Only two days after promising to reopen all of Afghanistan’s schools on March 21, the Taliban ordered secondary schools for girls to remain closed indefinitely. The excuse given by the government of the so-called “Islamic Emirate of Afghanistan” was that more time was needed to ensure schools for women would comply with “principles of Islamic law and Afghan culture.”
Ahmadzai alluded to these Taliban decrees when he assured Reuters the schools for young women in his province would operate in accordance with “the rules about Islam, culture, and customs.”

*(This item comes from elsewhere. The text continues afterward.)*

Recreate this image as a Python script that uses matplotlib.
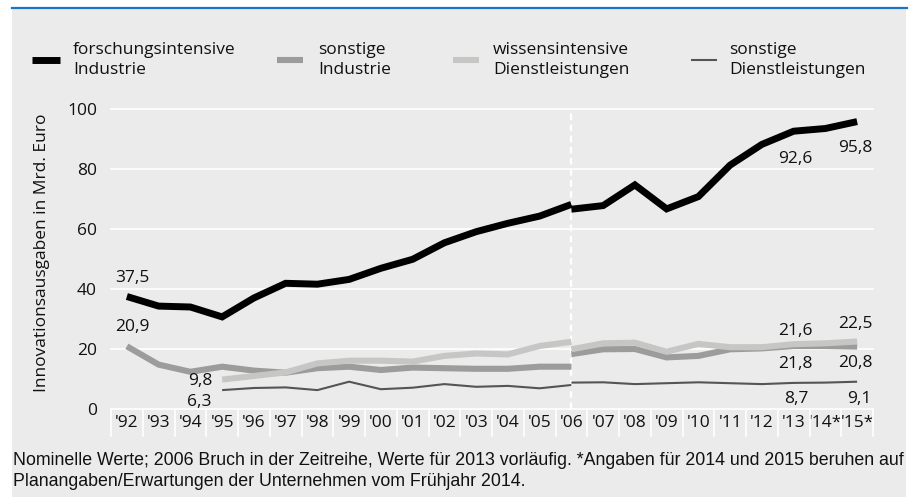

Paktia province appears to be conducting the first open act of defiance against the Taliban’s ban on higher education for women, but NPR reported in July that a number of “secret schools” are operating across Afghanistan, including the capital city of Kabul. Some of these institutions are disguised as madrassas, or Islamic religious academies, but they surreptitiously offer academic material to female students as well. Others are hidden basement academies, attended by girls who must sneak past Taliban patrols with their notebooks hidden.
The Taliban also betrayed its pledges to let women participate in government, and grant them freedom of movement outside their homes. The U.N. occasionally urges the Taliban to live up to its human rights commitments, without visible effect.
“We are a different society, an Islamic society, so we can’t be matched to a European society,” Taliban spokesman Suhail Shaheen argued in a Fox News interview last month, dismissing criticism of his government’s abuses.
“We are building everything from scratch. Now, one year ago was completed everything in our taking power, and you have in the U.S. centuries — all older governments — so you’ll have everything better, so we can’t be matched,” Shaheen said.
“We need time to build everything, to put in line with our Islamic laws, the norms of that society, and we hope with the passage of time to solve all issues,” he insisted, without explaining why schools for girls are still closed after a full year of Taliban cogitation on those issues.
Fox News noted on Wednesday that Shaheen’s own daughters are allowed to attend school, a point he bizarrely attempted to refute by insisting they were only permitted in class because they “observe hijab” laws, as if most of Afghanistan’s women are carelessly flouting the hijab decree issued in May. The punishment for disobedience involves throwing the “male guardians” of uncovered women in prison.
Shaheen also recently tried to justify keeping schools closed because the Taliban is hammering out unspecified problems related to “school uniforms.”